◆ Exercise: Repeat the listing word for word. No pictures belong in the copy.

:: Information shown ::

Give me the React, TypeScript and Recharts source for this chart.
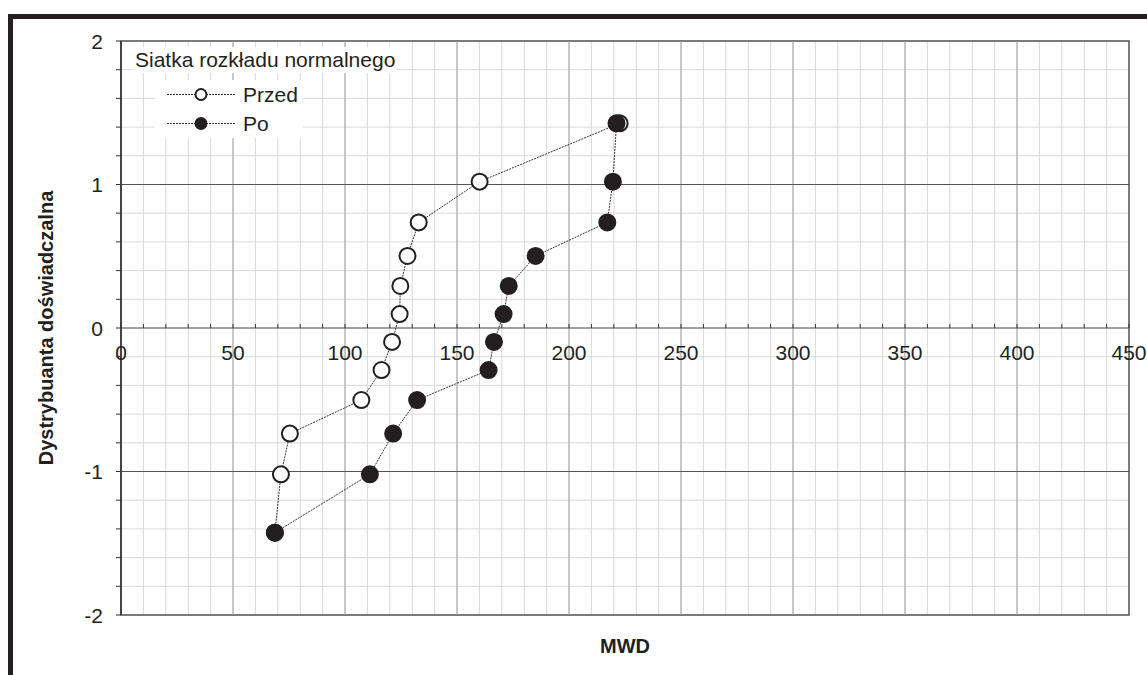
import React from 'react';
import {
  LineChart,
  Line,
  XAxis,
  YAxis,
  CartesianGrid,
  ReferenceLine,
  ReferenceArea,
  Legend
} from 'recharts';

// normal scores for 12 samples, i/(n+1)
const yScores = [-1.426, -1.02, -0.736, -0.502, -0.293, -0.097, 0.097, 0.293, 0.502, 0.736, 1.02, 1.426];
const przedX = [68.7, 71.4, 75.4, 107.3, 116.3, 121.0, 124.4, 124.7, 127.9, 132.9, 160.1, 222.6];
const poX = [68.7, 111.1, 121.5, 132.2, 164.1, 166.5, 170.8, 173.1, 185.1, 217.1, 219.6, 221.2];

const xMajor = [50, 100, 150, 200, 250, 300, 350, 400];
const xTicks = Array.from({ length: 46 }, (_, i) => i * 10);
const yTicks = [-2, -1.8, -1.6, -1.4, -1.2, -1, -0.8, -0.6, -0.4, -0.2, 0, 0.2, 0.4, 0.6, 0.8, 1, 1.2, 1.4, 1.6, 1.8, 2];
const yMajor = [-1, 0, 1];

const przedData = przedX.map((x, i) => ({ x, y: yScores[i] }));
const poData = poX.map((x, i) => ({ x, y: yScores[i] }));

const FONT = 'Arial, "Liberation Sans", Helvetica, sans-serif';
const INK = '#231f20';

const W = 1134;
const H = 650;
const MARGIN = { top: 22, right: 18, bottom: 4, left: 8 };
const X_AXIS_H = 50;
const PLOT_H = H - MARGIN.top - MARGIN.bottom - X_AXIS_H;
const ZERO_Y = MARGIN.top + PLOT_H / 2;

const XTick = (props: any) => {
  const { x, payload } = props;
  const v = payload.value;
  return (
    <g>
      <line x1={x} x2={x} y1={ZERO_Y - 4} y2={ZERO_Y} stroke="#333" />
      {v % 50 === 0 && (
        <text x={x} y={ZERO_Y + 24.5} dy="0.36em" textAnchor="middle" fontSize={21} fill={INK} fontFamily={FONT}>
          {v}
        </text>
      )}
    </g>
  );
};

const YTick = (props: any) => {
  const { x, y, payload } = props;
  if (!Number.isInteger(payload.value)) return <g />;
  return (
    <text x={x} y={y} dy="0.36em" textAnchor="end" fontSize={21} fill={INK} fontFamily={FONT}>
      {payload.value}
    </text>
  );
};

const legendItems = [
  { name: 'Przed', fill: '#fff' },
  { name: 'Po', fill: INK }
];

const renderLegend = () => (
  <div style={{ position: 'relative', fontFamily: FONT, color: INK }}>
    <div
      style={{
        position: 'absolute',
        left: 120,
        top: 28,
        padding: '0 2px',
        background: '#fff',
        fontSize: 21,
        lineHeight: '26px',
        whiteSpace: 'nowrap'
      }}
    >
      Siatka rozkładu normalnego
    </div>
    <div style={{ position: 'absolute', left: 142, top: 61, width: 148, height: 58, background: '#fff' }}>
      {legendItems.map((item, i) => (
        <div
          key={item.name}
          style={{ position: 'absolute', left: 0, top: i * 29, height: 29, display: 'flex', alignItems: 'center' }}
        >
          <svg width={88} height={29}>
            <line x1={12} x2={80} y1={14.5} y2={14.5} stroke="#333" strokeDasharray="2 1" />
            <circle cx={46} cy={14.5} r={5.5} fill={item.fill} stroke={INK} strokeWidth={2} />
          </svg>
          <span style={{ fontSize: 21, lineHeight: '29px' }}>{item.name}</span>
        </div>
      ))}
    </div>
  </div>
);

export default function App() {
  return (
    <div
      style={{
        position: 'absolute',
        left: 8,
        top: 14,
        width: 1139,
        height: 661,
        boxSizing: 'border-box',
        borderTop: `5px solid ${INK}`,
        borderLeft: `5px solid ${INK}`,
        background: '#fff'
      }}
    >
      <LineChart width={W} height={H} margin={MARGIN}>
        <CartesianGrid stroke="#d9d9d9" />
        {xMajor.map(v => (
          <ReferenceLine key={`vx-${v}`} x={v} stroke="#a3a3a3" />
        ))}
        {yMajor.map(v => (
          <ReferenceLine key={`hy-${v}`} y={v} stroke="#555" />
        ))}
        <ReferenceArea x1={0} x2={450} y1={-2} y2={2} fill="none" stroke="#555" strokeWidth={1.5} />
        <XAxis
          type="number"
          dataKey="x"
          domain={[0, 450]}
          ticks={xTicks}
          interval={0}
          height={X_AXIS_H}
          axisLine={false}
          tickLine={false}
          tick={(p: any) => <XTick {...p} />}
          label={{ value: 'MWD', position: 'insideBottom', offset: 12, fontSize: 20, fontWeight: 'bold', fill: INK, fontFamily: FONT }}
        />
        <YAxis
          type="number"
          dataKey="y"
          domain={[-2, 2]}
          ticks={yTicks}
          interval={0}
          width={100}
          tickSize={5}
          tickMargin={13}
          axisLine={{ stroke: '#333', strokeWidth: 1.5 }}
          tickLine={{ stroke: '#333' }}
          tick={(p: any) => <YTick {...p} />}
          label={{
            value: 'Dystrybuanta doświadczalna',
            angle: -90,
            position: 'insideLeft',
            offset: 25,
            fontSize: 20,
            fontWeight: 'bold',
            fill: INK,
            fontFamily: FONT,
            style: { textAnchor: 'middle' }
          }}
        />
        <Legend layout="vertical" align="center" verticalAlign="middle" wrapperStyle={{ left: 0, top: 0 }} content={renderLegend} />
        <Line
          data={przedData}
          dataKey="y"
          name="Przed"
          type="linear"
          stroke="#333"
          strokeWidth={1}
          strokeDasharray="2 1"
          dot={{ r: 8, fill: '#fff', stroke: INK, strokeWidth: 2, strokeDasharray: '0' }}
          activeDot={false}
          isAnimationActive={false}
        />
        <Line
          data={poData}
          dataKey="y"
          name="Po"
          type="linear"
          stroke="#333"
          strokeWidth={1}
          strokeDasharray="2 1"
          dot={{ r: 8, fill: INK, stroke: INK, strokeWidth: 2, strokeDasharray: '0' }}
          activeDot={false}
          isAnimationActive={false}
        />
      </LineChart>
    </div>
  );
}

:::

◆ Exercise output:
Give me the React, TypeScript and Recharts source for this chart.
import React from 'react';
import {
  LineChart,
  Line,
  XAxis,
  YAxis,
  CartesianGrid,
  ReferenceLine,
  ReferenceArea,
  Legend
} from 'recharts';

// normal scores for 12 samples, i/(n+1)
const yScores = [-1.426, -1.02, -0.736, -0.502, -0.293, -0.097, 0.097, 0.293, 0.502, 0.736, 1.02, 1.426];
const przedX = [68.7, 71.4, 75.4, 107.3, 116.3, 121.0, 124.4, 124.7, 127.9, 132.9, 160.1, 222.6];
const poX = [68.7, 111.1, 121.5, 132.2, 164.1, 166.5, 170.8, 173.1, 185.1, 217.1, 219.6, 221.2];

const xMajor = [50, 100, 150, 200, 250, 300, 350, 400];
const xTicks = Array.from({ length: 46 }, (_, i) => i * 10);
const yTicks = [-2, -1.8, -1.6, -1.4, -1.2, -1, -0.8, -0.6, -0.4, -0.2, 0, 0.2, 0.4, 0.6, 0.8, 1, 1.2, 1.4, 1.6, 1.8, 2];
const yMajor = [-1, 0, 1];

const przedData = przedX.map((x, i) => ({ x, y: yScores[i] }));
const poData = poX.map((x, i) => ({ x, y: yScores[i] }));

const FONT = 'Arial, "Liberation Sans", Helvetica, sans-serif';
const INK = '#231f20';

const W = 1134;
const H = 650;
const MARGIN = { top: 22, right: 18, bottom: 4, left: 8 };
const X_AXIS_H = 50;
const PLOT_H = H - MARGIN.top - MARGIN.bottom - X_AXIS_H;
const ZERO_Y = MARGIN.top + PLOT_H / 2;

const XTick = (props: any) => {
  const { x, payload } = props;
  const v = payload.value;
  return (
    <g>
      <line x1={x} x2={x} y1={ZERO_Y - 4} y2={ZERO_Y} stroke="#333" />
      {v % 50 === 0 && (
        <text x={x} y={ZERO_Y + 24.5} dy="0.36em" textAnchor="middle" fontSize={21} fill={INK} fontFamily={FONT}>
          {v}
        </text>
      )}
    </g>
  );
};

const YTick = (props: any) => {
  const { x, y, payload } = props;
  if (!Number.isInteger(payload.value)) return <g />;
  return (
    <text x={x} y={y} dy="0.36em" textAnchor="end" fontSize={21} fill={INK} fontFamily={FONT}>
      {payload.value}
    </text>
  );
};

const legendItems = [
  { name: 'Przed', fill: '#fff' },
  { name: 'Po', fill: INK }
];

const renderLegend = () => (
  <div style={{ position: 'relative', fontFamily: FONT, color: INK }}>
    <div
      style={{
        position: 'absolute',
        left: 120,
        top: 28,
        padding: '0 2px',
        background: '#fff',
        fontSize: 21,
        lineHeight: '26px',
        whiteSpace: 'nowrap'
      }}
    >
      Siatka rozkładu normalnego
    </div>
    <div style={{ position: 'absolute', left: 142, top: 61, width: 148, height: 58, background: '#fff' }}>
      {legendItems.map((item, i) => (
        <div
          key={item.name}
          style={{ position: 'absolute', left: 0, top: i * 29, height: 29, display: 'flex', alignItems: 'center' }}
        >
          <svg width={88} height={29}>
            <line x1={12} x2={80} y1={14.5} y2={14.5} stroke="#333" strokeDasharray="2 1" />
            <circle cx={46} cy={14.5} r={5.5} fill={item.fill} stroke={INK} strokeWidth={2} />
          </svg>
          <span style={{ fontSize: 21, lineHeight: '29px' }}>{item.name}</span>
        </div>
      ))}
    </div>
  </div>
);

export default function App() {
  return (
    <div
      style={{
        position: 'absolute',
        left: 8,
        top: 14,
        width: 1139,
        height: 661,
        boxSizing: 'border-box',
        borderTop: `5px solid ${INK}`,
        borderLeft: `5px solid ${INK}`,
        background: '#fff'
      }}
    >
      <LineChart width={W} height={H} margin={MARGIN}>
        <CartesianGrid stroke="#d9d9d9" />
        {xMajor.map(v => (
          <ReferenceLine key={`vx-${v}`} x={v} stroke="#a3a3a3" />
        ))}
        {yMajor.map(v => (
          <ReferenceLine key={`hy-${v}`} y={v} stroke="#555" />
        ))}
        <ReferenceArea x1={0} x2={450} y1={-2} y2={2} fill="none" stroke="#555" strokeWidth={1.5} />
        <XAxis
          type="number"
          dataKey="x"
          domain={[0, 450]}
          ticks={xTicks}
          interval={0}
          height={X_AXIS_H}
          axisLine={false}
          tickLine={false}
          tick={(p: any) => <XTick {...p} />}
          label={{ value: 'MWD', position: 'insideBottom', offset: 12, fontSize: 20, fontWeight: 'bold', fill: INK, fontFamily: FONT }}
        />
        <YAxis
          type="number"
          dataKey="y"
          domain={[-2, 2]}
          ticks={yTicks}
          interval={0}
          width={100}
          tickSize={5}
          tickMargin={13}
          axisLine={{ stroke: '#333', strokeWidth: 1.5 }}
          tickLine={{ stroke: '#333' }}
          tick={(p: any) => <YTick {...p} />}
          label={{
            value: 'Dystrybuanta doświadczalna',
            angle: -90,
            position: 'insideLeft',
            offset: 25,
            fontSize: 20,
            fontWeight: 'bold',
            fill: INK,
            fontFamily: FONT,
            style: { textAnchor: 'middle' }
          }}
        />
        <Legend layout="vertical" align="center" verticalAlign="middle" wrapperStyle={{ left: 0, top: 0 }} content={renderLegend} />
        <Line
          data={przedData}
          dataKey="y"
          name="Przed"
          type="linear"
          stroke="#333"
          strokeWidth={1}
          strokeDasharray="2 1"
          dot={{ r: 8, fill: '#fff', stroke: INK, strokeWidth: 2, strokeDasharray: '0' }}
          activeDot={false}
          isAnimationActive={false}
        />
        <Line
          data={poData}
          dataKey="y"
          name="Po"
          type="linear"
          stroke="#333"
          strokeWidth={1}
          strokeDasharray="2 1"
          dot={{ r: 8, fill: INK, stroke: INK, strokeWidth: 2, strokeDasharray: '0' }}
          activeDot={false}
          isAnimationActive={false}
        />
      </LineChart>
    </div>
  );
}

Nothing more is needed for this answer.